* **What this task involves**
With pictures left out, retype the lines from the start of the records through the one that contains "p200x3_b_hi = [75, 3.5e4]".

* **Records**
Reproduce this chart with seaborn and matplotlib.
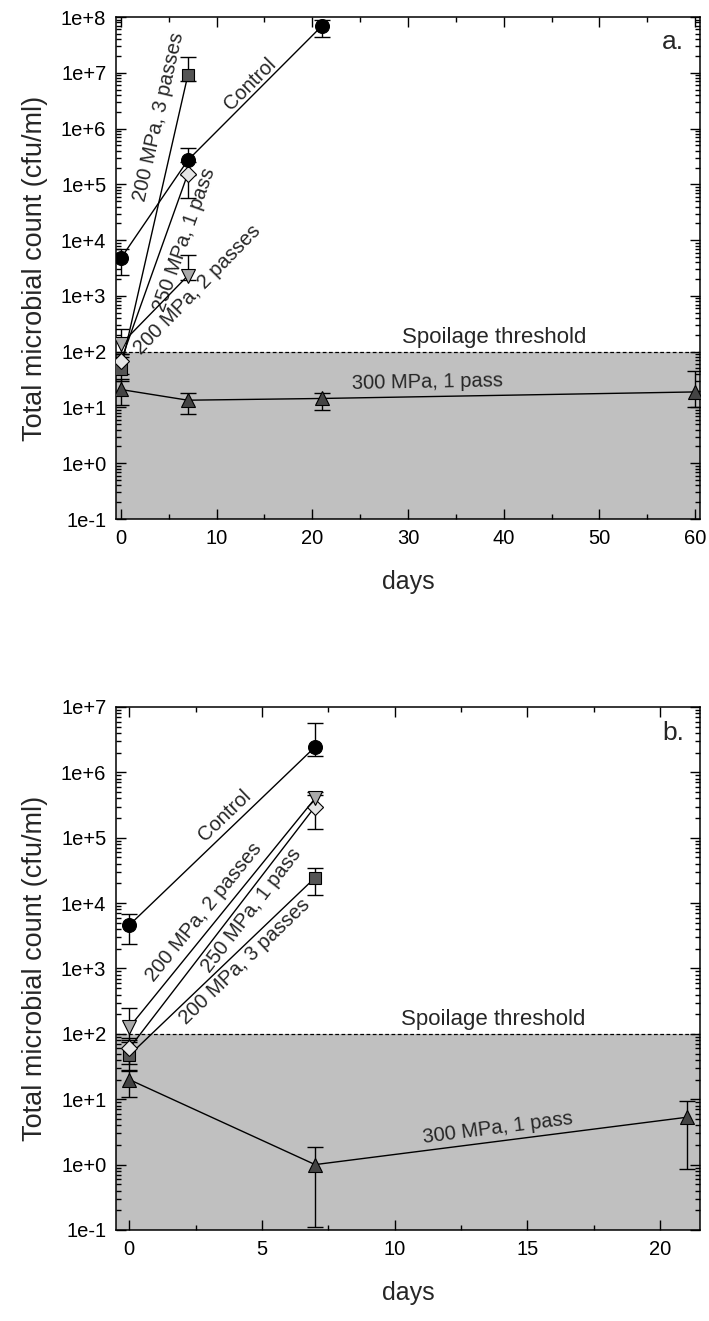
import numpy as np
import pandas as pd
import matplotlib
matplotlib.use('Agg')
import matplotlib.pyplot as plt
import matplotlib.ticker as mticker
import seaborn as sns

# ---- panel a. (days 0-60) ----
days_a_control = [0, 7, 21]
control_a = [4.7e3, 2.7e5, 6.9e7]
control_a_lo = [2.35e3, 1.5e5, 4.4e7]
control_a_hi = [7.0e3, 4.5e5, 9.0e7]

days_a_short = [0, 7]
p200x3_a = [48, 9.0e6]
p200x3_a_lo = [30, 7.0e6]
p200x3_a_hi = [80, 1.9e7]
p250x1_a = [67, 1.55e5]
p250x1_a_lo = [40, 5.6e4]
p250x1_a_hi = [90, 2.5e5]
p200x2_a = [135, 2.3e3]
p200x2_a_lo = [90, 1.9e3]
p200x2_a_hi = [250, 5.5e3]

days_a_300 = [0, 7, 21, 60]
p300x1_a = [21, 13.5, 14.5, 19]
p300x1_a_lo = [11, 7.6, 9, 10]
p300x1_a_hi = [32, 18, 18, 46]

# ---- panel b. (days 0-21) ----
days_b_short = [0, 7]
control_b = [4.6e3, 2.45e6]
control_b_lo = [2.35e3, 1.8e6]
control_b_hi = [6.9e3, 5.6e6]
p200x2_b = [126, 4.0e5]
p200x2_b_lo = [80, 3.0e5]
p200x2_b_hi = [250, 5.0e5]
p250x1_b = [60, 3.0e5]
p250x1_b_lo = [35, 1.38e5]
p250x1_b_hi = [85, 4.5e5]
p200x3_b = [47, 2.45e4]
p200x3_b_lo = [27, 1.35e4]
p200x3_b_hi = [75, 3.5e4]

days_b_300 = [0, 7, 21]
p300x1_b = [20, 1.0, 5.3]
p300x1_b_lo = [11, 0.11, 0.87]
p300x1_b_hi = [28, 1.85, 9.4]

threshold = 100

sns.set_style('ticks')
plt.rcParams['font.family'] = ['Liberation Sans', 'DejaVu Sans']

styles = {
    'control': dict(marker='o', markerfacecolor='black', markersize=10),
    'p200x3': dict(marker='s', markerfacecolor='#555555', markersize=8),
    'p250x1': dict(marker='D', markerfacecolor='#e6e6e6', markersize=8),
    'p200x2': dict(marker='v', markerfacecolor='#aaaaaa', markersize=10),
    'p300x1': dict(marker='^', markerfacecolor='#444444', markersize=10),
}


def draw_series(ax, x, y, lo, hi, key):
    y = np.array(y)
    yerr = [y - np.array(lo), np.array(hi) - y]
    ax.errorbar(x, y, yerr=yerr, fmt='none', ecolor='black', elinewidth=1,
                capsize=6, capthick=1, zorder=3)
    df = pd.DataFrame({'day': x, 'count': y})
    sns.lineplot(data=df, x='day', y='count', ax=ax, color='black', lw=1,
                 markeredgecolor='black', markeredgewidth=0.8, zorder=4,
                 estimator=None, sort=False, **styles[key])


def seg_angle(ax, p0, p1):
    a = ax.transData.transform(p0)
    b = ax.transData.transform(p1)
    return np.degrees(np.arctan2(b[1] - a[1], b[0] - a[0]))


def style_axes(ax, xmax, major, minor):
    ax.set_yscale('log')
    ax.set_xlim(-0.5, xmax)
    ax.yaxis.set_major_locator(mticker.LogLocator(base=10, numticks=20))
    ax.yaxis.set_minor_locator(mticker.LogLocator(base=10, subs=np.arange(2, 10), numticks=20))
    ax.yaxis.set_major_formatter(mticker.FuncFormatter(lambda v, p: f"1e{int(round(np.log10(v))):+d}"))
    ax.yaxis.set_minor_formatter(mticker.NullFormatter())
    ax.xaxis.set_major_locator(mticker.MultipleLocator(major))
    ax.xaxis.set_minor_locator(mticker.MultipleLocator(minor))
    ax.tick_params(which='both', direction='in', top=True, right=True, width=1, colors='black')
    ax.tick_params(which='major', length=7, labelsize=14.5, pad=7)
    ax.tick_params(which='minor', length=3.5)
    for s in ax.spines.values():
        s.set_linewidth(1.1)
        s.set_color('black')


fig = plt.figure(figsize=(7.09, 13.21), dpi=100)
ax_a = fig.add_axes([0.1636, 0.6071, 0.8237, 0.3800])
ax_b = fig.add_axes([0.1636, 0.0689, 0.8237, 0.3959])

# panel a
style_axes(ax_a, 60.5, 10, 5)
ax_a.set_ylim(1e-1, 1e8)
ax_a.axhspan(1e-1, threshold, color='#c0c0c0', zorder=0, lw=0)
ax_a.axhline(threshold, color='black', lw=0.9, ls=(0, (3, 2)), zorder=1)
draw_series(ax_a, days_a_300, p300x1_a, p300x1_a_lo, p300x1_a_hi, 'p300x1')
draw_series(ax_a, days_a_short, p200x2_a, p200x2_a_lo, p200x2_a_hi, 'p200x2')
draw_series(ax_a, days_a_short, p200x3_a, p200x3_a_lo, p200x3_a_hi, 'p200x3')
draw_series(ax_a, days_a_short, p250x1_a, p250x1_a_lo, p250x1_a_hi, 'p250x1')
draw_series(ax_a, days_a_control, control_a, control_a_lo, control_a_hi, 'control')

# panel b
style_axes(ax_b, 21.5, 5, 2.5)
ax_b.set_ylim(1e-1, 1e7)
ax_b.axhspan(1e-1, threshold, color='#c0c0c0', zorder=0, lw=0)
ax_b.axhline(threshold, color='black', lw=0.9, ls=(0, (3, 2)), zorder=1)
draw_series(ax_b, days_b_300, p300x1_b, p300x1_b_lo, p300x1_b_hi, 'p300x1')
draw_series(ax_b, days_b_short, p200x3_b, p200x3_b_lo, p200x3_b_hi, 'p200x3')
draw_series(ax_b, days_b_short, p250x1_b, p250x1_b_lo, p250x1_b_hi, 'p250x1')
draw_series(ax_b, days_b_short, p200x2_b, p200x2_b_lo, p200x2_b_hi, 'p200x2')
draw_series(ax_b, days_b_short, control_b, control_b_lo, control_b_hi, 'control')

for ax in (ax_a, ax_b):
    ax.set_xlabel('days', fontsize=18, labelpad=16)
    ax.set_ylabel('Total microbial count (cfu/ml)', fontsize=19.5, labelpad=9)

# labels along the lines, panel a
fs = 14.5
ax_a.text(13.5, 6.3e6, 'Control', fontsize=fs, ha='center', va='center',
          rotation=seg_angle(ax_a, (7, control_a[1]), (21, control_a[2])))
ax_a.text(4.0, 1.6e6, '200 MPa, 3 passes', fontsize=fs, ha='center', va='center',
          rotation=seg_angle(ax_a, (0, p200x3_a[0]), (7, p200x3_a[1])))
ax_a.text(6.6, 1.0e4, '250 MPa, 1 pass', fontsize=fs, ha='center', va='center',
          rotation=seg_angle(ax_a, (0, p250x1_a[0]), (7, p250x1_a[1])))
ax_a.text(8.0, 1.3e3, '200 MPa, 2 passes', fontsize=fs, ha='center', va='center',
          rotation=seg_angle(ax_a, (0, p200x2_a[0]), (7, p200x2_a[1])))
ax_a.text(32, 28, '300 MPa, 1 pass', fontsize=fs, ha='center', va='center',
          rotation=seg_angle(ax_a, (21, p300x1_a[2]), (60, p300x1_a[3])))
ax_a.text(39, 115, 'Spoilage threshold', fontsize=16, ha='center', va='bottom')
ax_a.text(0.954, 0.951, 'a.', transform=ax_a.transAxes, fontsize=19, ha='center', va='center')

# labels along the lines, panel b
ax_b.text(3.6, 2.2e5, 'Control', fontsize=fs, ha='center', va='center',
          rotation=seg_angle(ax_b, (0, control_b[0]), (7, control_b[1])))
ax_b.text(2.8, 7.2e3, '200 MPa, 2 passes', fontsize=fs, ha='center', va='center',
          rotation=seg_angle(ax_b, (0, p200x2_b[0]), (7, p200x2_b[1])))
ax_b.text(4.6, 7.8e3, '250 MPa, 1 pass', fontsize=fs, ha='center', va='center',
          rotation=seg_angle(ax_b, (0, p250x1_b[0]), (7, p250x1_b[1])))
ax_b.text(4.35, 1.3e3, '200 MPa, 3 passes', fontsize=fs, ha='center', va='center',
          rotation=seg_angle(ax_b, (0, p200x3_b[0]), (7, p200x3_b[1])))
ax_b.text(13.9, 3.6, '300 MPa, 1 pass', fontsize=fs, ha='center', va='center',
          rotation=seg_angle(ax_b, (7, p300x1_b[1]), (21, p300x1_b[2])))
ax_b.text(13.7, 115, 'Spoilage threshold', fontsize=16, ha='center', va='bottom')
ax_b.text(0.954, 0.951, 'b.', transform=ax_b.transAxes, fontsize=19, ha='center', va='center')

fig.savefig('out.png', dpi=100)
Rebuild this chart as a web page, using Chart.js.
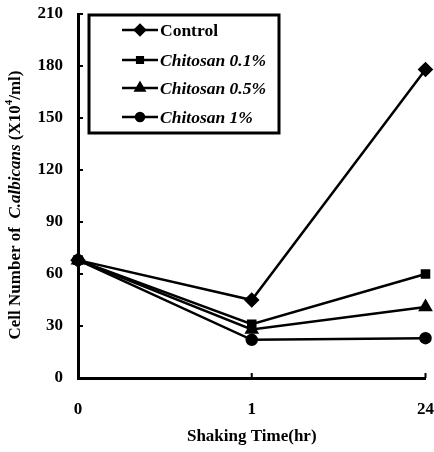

* **Problem solution**
Reproduce this chart with seaborn and matplotlib.
import numpy as np
import pandas as pd
import matplotlib
matplotlib.use('Agg')
import matplotlib.pyplot as plt
import matplotlib.ticker as mticker
import seaborn as sns

# ---- panel a. (days 0-60) ----
days_a_control = [0, 7, 21]
control_a = [4.7e3, 2.7e5, 6.9e7]
control_a_lo = [2.35e3, 1.5e5, 4.4e7]
control_a_hi = [7.0e3, 4.5e5, 9.0e7]

days_a_short = [0, 7]
p200x3_a = [48, 9.0e6]
p200x3_a_lo = [30, 7.0e6]
p200x3_a_hi = [80, 1.9e7]
p250x1_a = [67, 1.55e5]
p250x1_a_lo = [40, 5.6e4]
p250x1_a_hi = [90, 2.5e5]
p200x2_a = [135, 2.3e3]
p200x2_a_lo = [90, 1.9e3]
p200x2_a_hi = [250, 5.5e3]

days_a_300 = [0, 7, 21, 60]
p300x1_a = [21, 13.5, 14.5, 19]
p300x1_a_lo = [11, 7.6, 9, 10]
p300x1_a_hi = [32, 18, 18, 46]

# ---- panel b. (days 0-21) ----
days_b_short = [0, 7]
control_b = [4.6e3, 2.45e6]
control_b_lo = [2.35e3, 1.8e6]
control_b_hi = [6.9e3, 5.6e6]
p200x2_b = [126, 4.0e5]
p200x2_b_lo = [80, 3.0e5]
p200x2_b_hi = [250, 5.0e5]
p250x1_b = [60, 3.0e5]
p250x1_b_lo = [35, 1.38e5]
p250x1_b_hi = [85, 4.5e5]
p200x3_b = [47, 2.45e4]
p200x3_b_lo = [27, 1.35e4]
p200x3_b_hi = [75, 3.5e4]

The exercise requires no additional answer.